5. The value of good advice. We have never been “guided tour” people, who call a travel agent and let them plan everything. We did that once, in Egypt, and it made a lot of sense. But for our sabbatical, we did 95% of the planning, arrangements, etc. ourselves. This is harder in some regions than others. Traveling solo in China can be very difficult. Fortunately, for some destinations, particularly India, we benefited from some really solid, trustworthy advice and help both inside and outside the host country.
6. Other details. There were a thousand and one other things to plan and do before we left. These included: arranging for care for our 2 cats, finding the right luggage to “lug” around for 6 months, buying a small quantity of clothes we didn’t mind washing and wearing over and over, in a variety of different climates (Cambodia was sweltering, while the hills in northern Vietnam got really chilly), getting visas for destinations that required them and getting necessary vaccinations. I also decided to blog about the trip, so I bought a computer and set that up.
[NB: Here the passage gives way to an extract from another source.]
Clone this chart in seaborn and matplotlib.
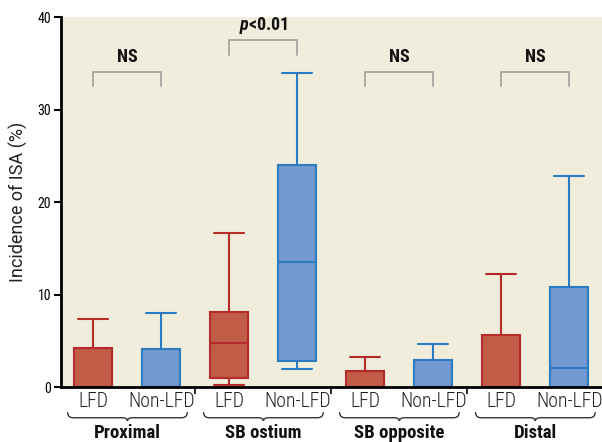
import matplotlib
matplotlib.use("Agg")
import matplotlib.pyplot as plt
import matplotlib.transforms as mtransforms
from matplotlib import font_manager
from matplotlib.path import Path
from matplotlib.patches import PathPatch
import numpy as np
import pandas as pd
import seaborn as sns

# five-number summaries: min, q1, median, q3, max
sites = ["Proximal", "SB ostium", "SB opposite", "Distal"]
kinds = ["LFD", "Non-LFD"]
lfd_values = [
    [0.0, 0.0, 0.0, 4.25, 7.4],
    [0.2, 0.95, 4.8, 8.1, 16.7],
    [0.0, 0.0, 0.0, 1.7, 3.2],
    [0.0, 0.0, 0.0, 5.6, 12.2],
]
non_lfd_values = [
    [0.0, 0.0, 0.0, 4.1, 8.0],
    [1.95, 2.8, 13.5, 24.0, 34.0],
    [0.0, 0.0, 0.0, 2.9, 4.6],
    [0.0, 0.0, 2.05, 10.85, 22.8],
]
sig_labels = ["NS", "p<0.01", "NS", "NS"]
sig_heights = [34.1, 37.5, 34.1, 34.1]

face = {"LFD": "#C15C47", "Non-LFD": "#7399D1"}
edge = {"LFD": "#B52A2A", "Non-LFD": "#2B7BC3"}
bg = "#F1EDDC"


def _pick_font(candidates):
    have = {f.name for f in font_manager.fontManager.ttflist}
    for c in candidates:
        if c in have:
            return c
    return "DejaVu Sans"


font = _pick_font(["Roboto Condensed", "Barlow Semi Condensed", "Barlow Condensed",
                   "Sofia Sans Condensed", "Liberation Sans Narrow", "Saira SemiCondensed"])
label_font = _pick_font(["Roboto", "Liberation Sans", "DejaVu Sans"])

rows = []
for site, lv, nv in zip(sites, lfd_values, non_lfd_values):
    for v in lv:
        rows.append({"site": site, "kind": "LFD", "value": v})
    for v in nv:
        rows.append({"site": site, "kind": "Non-LFD", "value": v})
df = pd.DataFrame(rows)

sns.set_theme(style="ticks")
plt.rcParams["font.family"] = [font, "DejaVu Sans"]
plt.rcParams["mathtext.fontset"] = "custom"
plt.rcParams["mathtext.it"] = f"{font}:italic:bold"
plt.rcParams["mathtext.rm"] = f"{font}:bold"

fig = plt.figure(figsize=(6.02, 4.42), dpi=100)
ax = fig.add_axes([0.101, 0.1244, 0.899, 0.8371])
ax.set_facecolor(bg)

for k in kinds:
    sns.boxplot(
        data=df[df["kind"] == k],
        x="site",
        y="value",
        hue="kind",
        order=sites,
        hue_order=kinds,
        palette=face,
        saturation=1,
        linecolor=edge[k],
        linewidth=1.5,
        width=1.0,
        gap=0.44,
        dodge=True,
        whis=(0, 100),
        showfliers=False,
        legend=False,
        capwidths=0.22,
        ax=ax,
    )

ax.set_xlim(-0.49, 3.49)
ax.set_ylim(0, 40)
ax.set_yticks([0, 10, 20, 30, 40])
ax.set_xticks([0.5, 1.5, 2.5])
ax.set_xticklabels([])
ax.tick_params(axis="y", length=5, width=1.5, labelsize=10, colors="black", pad=2)
ax.tick_params(axis="x", length=5, width=1.2, colors="black")
ax.set_xlabel("")
ax.set_ylabel("Incidence of ISA (%)", fontsize=13, labelpad=7, color="#222222",
              family=[label_font, "DejaVu Sans"])
for s in ["top", "right"]:
    ax.spines[s].set_visible(False)
for s in ["left", "bottom"]:
    ax.spines[s].set_linewidth(2)
    ax.spines[s].set_color("black")

# category labels, braces and group names below the axis
trans = mtransforms.blended_transform_factory(ax.transData, ax.transAxes)
for i, site in enumerate(sites):
    for j, k in enumerate(kinds):
        ax.text(i - 0.25 + 0.5 * j, -0.04, k, transform=trans, ha="center", va="center",
                fontsize=14.3, fontweight="light", color="#222222", clip_on=False)
    x0, x1, xm = i - 0.44, i + 0.44, i
    y0, y1, y2 = -0.068, -0.083, -0.092
    verts = [
        (x0, y0), (x0, y1), (x0 + 0.04, y1),
        (xm - 0.04, y1), (xm, y1), (xm, y2),
        (xm, y1), (xm + 0.04, y1),
        (x1 - 0.04, y1), (x1, y1), (x1, y0),
    ]
    codes = [Path.MOVETO, Path.CURVE3, Path.CURVE3,
             Path.LINETO, Path.CURVE3, Path.CURVE3,
             Path.CURVE3, Path.CURVE3,
             Path.LINETO, Path.CURVE3, Path.CURVE3]
    ax.add_patch(PathPatch(Path(verts, codes), transform=trans, fill=False,
                           edgecolor="#333333", linewidth=1.0, clip_on=False))
    ax.text(i, -0.125, site, transform=trans, ha="center", va="center",
            fontsize=13.5, fontweight="bold", color="#111111", clip_on=False)

# significance brackets
for i, (lab, h) in enumerate(zip(sig_labels, sig_heights)):
    xa, xb = i - 0.25, i + 0.25
    ax.plot([xa, xa, xb, xb], [h - 1.6, h, h, h - 1.6], color="#A5A5A5", lw=1.3,
            solid_joinstyle="miter")
    txt = "$p$<0.01" if lab.startswith("p") else lab
    ax.text(i, h + 1.6, txt, ha="center", va="center", fontsize=13, fontweight="bold",
            color="#111111")

fig.savefig("out.png", dpi=100)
There is a lot to think about if you contemplate taking a travel sabbatical. And it’s not for everyone. I recognize that the rough lodging alone might seem worse than work for many, and I’ll confess I try to travel more comfortably now. But I’m enormously proud that we planned and did the trip and grateful to my wife, our families and employers for making it possible. I came across a quote from Mark Twain that my wife used to describe how she felt about taking the time away and traveling to distant lands. It fits nicely here:
“Twenty years from now you will be more disappointed by the things you didn’t do than by the ones you did. So, throw off the bowlines. Sail away from the safe harbor. Catch the trade winds in your sails.”